El pleito insular es un fantasma feo, desagradable a la vista y al olor y sumamente tirano. Pero los fantasmas son tan volubles que un simple soplido de aire es capaz de derribarlos. Sin embargo, para ello la sociedad canaria debe de inflar sus pulmones con la fuerza que reside en la humildad, pero sobre todo, en el análisis crítico.
No olvide el pueblo que el pleito insular nació en el siglo XIX de la mala fe de la burguesía de las mal llamadas islas mayores por hacerse con un protagonismo que fue causa derivada de la Corona y colonizadora España. Si bien el estigma del cacique ha sopesado tanto sobre la vida de los canarios de a pie, ¿cómo hemos permitido que su egoísmo extranjero se haya quedado en las islas y seamos nosotros mismos a través de un odio estúpido quienes más suframos los problemas de esta mancha?.

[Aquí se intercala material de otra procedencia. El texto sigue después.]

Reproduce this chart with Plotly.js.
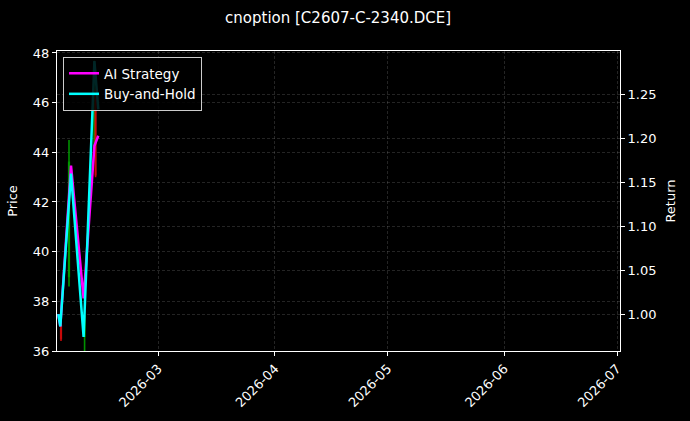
<!DOCTYPE html>
<html>
<head>
<meta charset="utf-8">
<script src="https://cdn.plot.ly/plotly-3.0.1.min.js"></script>
<style>
  html, body { margin: 0; padding: 0; background: #000; }
  #chart { width: 690px; height: 421px; }
</style>
</head>
<body>
<div id="chart"></div>
<script>
// return curves (right axis)
var lineDates = ["2026-02-02 09:00", "2026-02-02 21:50", "2026-02-05 18:10",
                 "2026-02-09 02:35", "2026-02-11 23:35", "2026-02-13 00:25"];
var aiStrategy = [1.000, 0.986, 1.169, 1.018, 1.1915, 1.203];
var buyHold    = [1.000, 0.986, 1.160, 0.974, 1.288, 1.233];

// candles (left axis)
var candleDates = ["2026-02-03 02:15", "2026-02-05 05:20", "2026-02-09 08:55",
                   "2026-02-11 22:50", "2026-02-12 07:00"];
var openP  = [37.0, 39.0, 36.6, 44.0, 46.4];
var highP  = [37.2, 44.5, 37.6, 47.7, 46.6];
var lowP   = [36.4, 38.6, 35.4, 43.8, 43.0];
var closeP = [36.5, 43.6, 37.4, 47.2, 43.1];

var monthTicks = ["2026-03-01", "2026-04-01", "2026-05-01", "2026-06-01", "2026-07-01"];
var monthLabels = ["2026-03", "2026-04", "2026-05", "2026-06", "2026-07"];
var returnTicks = [1.00, 1.05, 1.10, 1.15, 1.20, 1.25];

var fontFam = "DejaVu Sans, sans-serif";
var gridCol = "rgba(128,128,128,0.4)";

var traces = [
  {
    type: "candlestick",
    x: candleDates, open: openP, high: highP, low: lowP, close: closeP,
    yaxis: "y",
    increasing: { line: { color: "rgba(0,170,0,0.85)", width: 1.6 }, fillcolor: "rgba(0,170,0,0.85)" },
    decreasing: { line: { color: "rgba(215,10,10,0.9)", width: 1.6 }, fillcolor: "rgba(215,10,10,0.9)" },
    showlegend: false,
    hoverinfo: "skip"
  },
  {
    type: "scatter", mode: "lines",
    x: lineDates, y: aiStrategy, yaxis: "y2",
    name: "AI Strategy",
    line: { color: "#ff00ff", width: 2.5 }
  },
  {
    type: "scatter", mode: "lines",
    x: lineDates, y: buyHold, yaxis: "y2",
    name: "Buy-and-Hold",
    line: { color: "#00ffff", width: 2.5 }
  }
];

var layout = {
  width: 690, height: 421,
  margin: { l: 57, r: 70, t: 51, b: 70, pad: 0 },
  paper_bgcolor: "#000", plot_bgcolor: "#000",
  font: { family: fontFam, size: 13, color: "#fff" },
  title: {
    text: "cnoption [C2607-C-2340.DCE]",
    font: { family: fontFam, size: 15, color: "#fff" },
    x: 0.49, xanchor: "center", y: 1 - 18 / 421, yanchor: "middle", yref: "container"
  },
  showlegend: true,
  legend: {
    x: 0.0107, y: 0.98, xanchor: "left", yanchor: "top",
    bgcolor: "rgba(0,0,0,0.85)", bordercolor: "#cccccc", borderwidth: 1,
    font: { family: fontFam, size: 13.5, color: "#fff" },
    itemwidth: 30, tracegroupgap: 0
  },
  xaxis: {
    type: "date",
    range: ["2026-02-02 00:45", "2026-07-01 19:00"],
    tickmode: "array", tickvals: monthTicks, ticktext: monthLabels,
    tickangle: -45,
    ticks: "outside", ticklen: 4, tickcolor: "#fff", tickwidth: 1,
    showline: true, linecolor: "#fff", linewidth: 1, mirror: true,
    showgrid: true, gridcolor: gridCol, griddash: "3px,2px", gridwidth: 0.7,
    rangeslider: { visible: false },
    zeroline: false,
    tickfont: { family: fontFam, size: 13, color: "#fff" }
  },
  yaxis: {
    range: [36, 48.08],
    dtick: 2, tick0: 36,
    title: { text: "Price", font: { family: fontFam, size: 13, color: "#fff" }, standoff: 12 },
    ticks: "outside", ticklen: 4, tickcolor: "#fff",
    showline: true, linecolor: "#fff", linewidth: 1,
    showgrid: true, gridcolor: gridCol, griddash: "3px,2px", gridwidth: 0.7,
    zeroline: false,
    tickfont: { family: fontFam, size: 13, color: "#fff" }
  },
  yaxis2: {
    overlaying: "y", side: "right",
    range: [0.958, 1.2995],
    tickmode: "array", tickvals: returnTicks, tickformat: ".2f",
    title: { text: "Return", font: { family: fontFam, size: 13, color: "#fff" }, standoff: 10 },
    ticks: "outside", ticklen: 4, tickcolor: "#fff",
    showline: true, linecolor: "#fff", linewidth: 1,
    showgrid: true, gridcolor: gridCol, griddash: "3px,2px", gridwidth: 0.7,
    zeroline: false,
    tickfont: { family: fontFam, size: 13, color: "#fff" }
  }
};

Plotly.newPlot("chart", traces, layout, { displayModeBar: false, staticPlot: true });
</script>
</body>
</html>
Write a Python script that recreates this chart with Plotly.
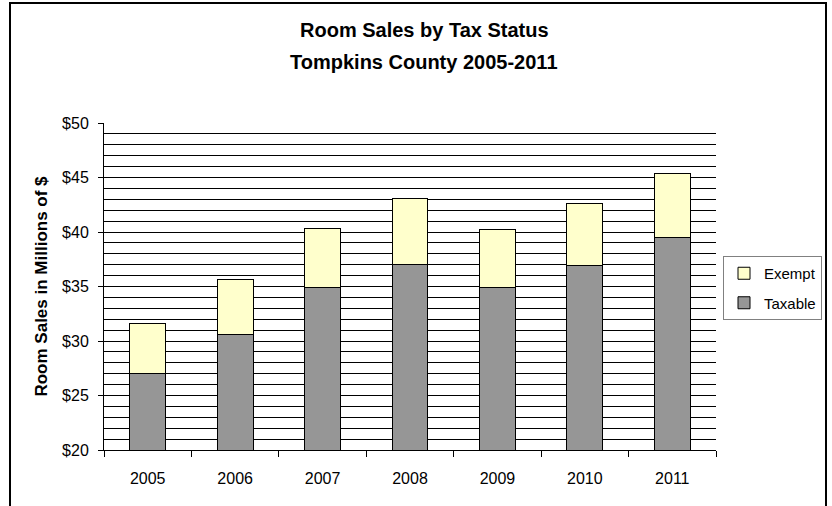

No nos quedemos en lo superfluo, porque no hablo de cuántas y cuáles consejerías hay en Tenerife o en Gran Canaria, porque no hablo de los cada vez menos frecuentes partidos de fútbol entre blanquiazules y amarillos, porque no hablo de canciones inertes que las murgas se encargan de alzar como sus máximas rapsodias. Hablo de que enfrentados el proyecto de una Canarias libre, el proyecto de una tierra que se quiere despojar de la opresión es tan imposible como que el agua suba de la presa hacia la cumbre.
El pleito insular es un fantasma, pero el yugo del terrateniente y de su orden ibérica, esos sí que son dos monstruos tan reales, tan de este mundo, que derrotarlos nos está costando quinientos años de historia y que a este paso llegarán a ser mil.